The advantage of organizing the table in this fashion is that we can easily see how the relationship between a given independent variable and the dependent variable changes as we add in other control variables by just looking at the numbers across a row. For example, we can see from Model 1 that the percent of the population with less than a high school diploma is initially pretty strongly positively related to violent crime rates. A one percentage point increase in this variable is associated with 78.83 more violent crimes per 100,000 population, on average. Controlling for the median age of the population in Model 2reduces this effect slightly but we still see a strong relationship. However, once we control for the poverty rate in a state the percent less than high school diploma effect completely vanishes (it becomes 0.05 which is effectively zero in this case). The poverty rate, on the other hand, has a big positive association with violent crime rates.

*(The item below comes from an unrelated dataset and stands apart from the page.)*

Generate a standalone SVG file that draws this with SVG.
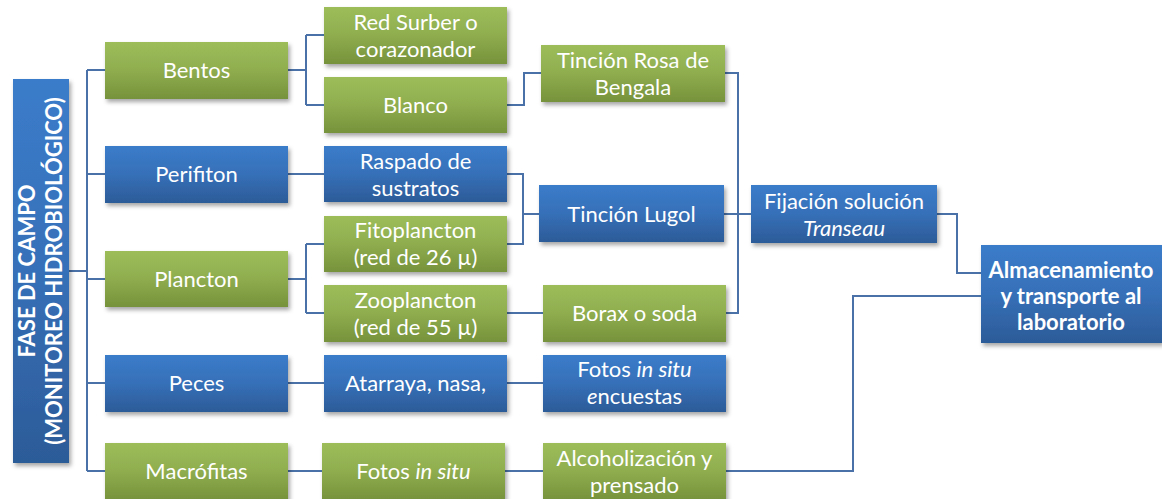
<svg xmlns="http://www.w3.org/2000/svg" width="1162" height="499" viewBox="0 0 1162 499">
<style>
text{font-family:"Lato","Liberation Sans",sans-serif;font-size:22px;fill:#fff;text-anchor:middle}
.b{font-weight:bold}
.i{font-style:italic}
.g{fill:url(#gg);filter:url(#sh)}
.u{fill:url(#bg);filter:url(#sh)}
.c{fill:none;stroke:#4a72a8;stroke-width:2}
</style>
<defs>
<linearGradient id="gg" x1="0" y1="0" x2="0" y2="1"><stop offset="0" stop-color="#9dbd5a"/><stop offset="0.5" stop-color="#8fad4e"/><stop offset="1" stop-color="#76923b"/></linearGradient>
<linearGradient id="bg" x1="0" y1="0" x2="0" y2="1"><stop offset="0" stop-color="#3b7cca"/><stop offset="0.5" stop-color="#3670b8"/><stop offset="1" stop-color="#2c5b98"/></linearGradient>
<filter id="sh" x="-10%" y="-10%" width="125%" height="140%"><feDropShadow dx="2" dy="3" stdDeviation="2" flood-color="#000" flood-opacity="0.35"/></filter>
</defs>
<g id="connectors">
<path class="c" d="M69 271H87M87 70V471M87 70H105M87 174H105M87 279H105M87 383H105M87 471H105"/>
<path class="c" d="M288 70H306M306 35V105M306 35H324M306 105H324"/>
<path class="c" d="M288 174H324"/>
<path class="c" d="M288 279H306M306 244V313M306 244H324M306 313H324"/>
<path class="c" d="M288 383H324"/>
<path class="c" d="M288 471H322"/>
<path class="c" d="M507 105H524V73H541"/>
<path class="c" d="M507 174H523V244H507M523 214H539"/>
<path class="c" d="M507 313H543"/>
<path class="c" d="M507 383H543"/>
<path class="c" d="M505 471H543"/>
<path class="c" d="M725 73H738V313H726M724 214H751"/>
<path class="c" d="M937 214H957V273H981"/>
<path class="c" d="M726 471H853V296H981"/>
</g>
<g id="fase"><rect class="u" x="13" y="79" width="56" height="384"/>
<text class="b" transform="translate(41 271) rotate(-90)"><tspan x="0" y="-6">FASE DE CAMPO</tspan><tspan x="0" y="21">(MONITOREO HIDROBIOLÓGICO)</tspan></text></g>
<g id="bentos"><rect class="g" x="105" y="42" width="183" height="57"/><text x="196.5" y="78">Bentos</text></g>
<g id="perifiton"><rect class="u" x="105" y="146" width="183" height="57"/><text x="196.5" y="182">Perifiton</text></g>
<g id="plancton"><rect class="g" x="105" y="251" width="183" height="56"/><text x="196.5" y="287">Plancton</text></g>
<g id="peces"><rect class="u" x="105" y="355" width="183" height="57"/><text x="196.5" y="391">Peces</text></g>
<g id="macrofitas"><rect class="g" x="105" y="443" width="183" height="57"/><text x="196.5" y="479">Macrófitas</text></g>
<g id="surber"><rect class="g" x="324" y="7" width="183" height="57"/><text x="415.5" y="30">Red Surber o</text><text x="415.5" y="57">corazonador</text></g>
<g id="blanco"><rect class="g" x="324" y="77" width="183" height="56"/><text x="415.5" y="113">Blanco</text></g>
<g id="raspado"><rect class="u" x="324" y="146" width="183" height="56"/><text x="415.5" y="169">Raspado de</text><text x="415.5" y="196">sustratos</text></g>
<g id="fito"><rect class="g" x="324" y="216" width="183" height="56"/><text x="415.5" y="238">Fitoplancton</text><text x="415.5" y="265">(red de 26 µ)</text></g>
<g id="zoo"><rect class="g" x="324" y="285" width="183" height="57"/><text x="415.5" y="308">Zooplancton</text><text x="415.5" y="335">(red de 55 µ)</text></g>
<g id="atarraya"><rect class="u" x="324" y="355" width="183" height="57"/><text x="415.5" y="391">Atarraya, nasa,</text></g>
<g id="fotos1"><rect class="g" x="322" y="443" width="183" height="57"/><text x="413.5" y="479">Fotos <tspan class="i">in situ</tspan></text></g>
<g id="rosa"><rect class="g" x="541" y="45" width="184" height="57"/><text x="633" y="68">Tinción Rosa de</text><text x="633" y="95">Bengala</text></g>
<g id="lugol"><rect class="u" x="539" y="185" width="185" height="57"/><text x="631.5" y="222">Tinción Lugol</text></g>
<g id="borax"><rect class="g" x="543" y="285" width="183" height="57"/><text x="634.5" y="321">Borax o soda</text></g>
<g id="fotos2"><rect class="u" x="543" y="355" width="183" height="57"/><text x="634.5" y="377">Fotos <tspan class="i">in situ</tspan></text><text x="634.5" y="404"><tspan class="i">e</tspan>ncuestas</text></g>
<g id="alcohol"><rect class="g" x="543" y="443" width="183" height="57"/><text x="634.5" y="466">Alcoholización y</text><text x="634.5" y="493">prensado</text></g>
<g id="fijacion"><rect class="u" x="751" y="185" width="186" height="58"/><text x="844" y="209">Fijación solución</text><text class="i" x="844" y="236">Transeau</text></g>
<g id="almacen"><rect class="u" x="981" y="245" width="181" height="98"/><text class="b" x="1071" y="278">Almacenamiento</text><text class="b" x="1071" y="304">y transporte al</text><text class="b" x="1071" y="330">laboratorio</text></g>
</svg>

What is going on here? It seems that the percent of the population with less than a high school diploma is only indirectly related to violent crime rates by its positive association with the poverty rate. But high poverty rates are much more directly responsible for high violent crime rates. In other words, a low high school completion rate predicts higher poverty rates and higher poverty rates predict more violent crimes, but a low high school completion rate does not directly predict more violent crimes.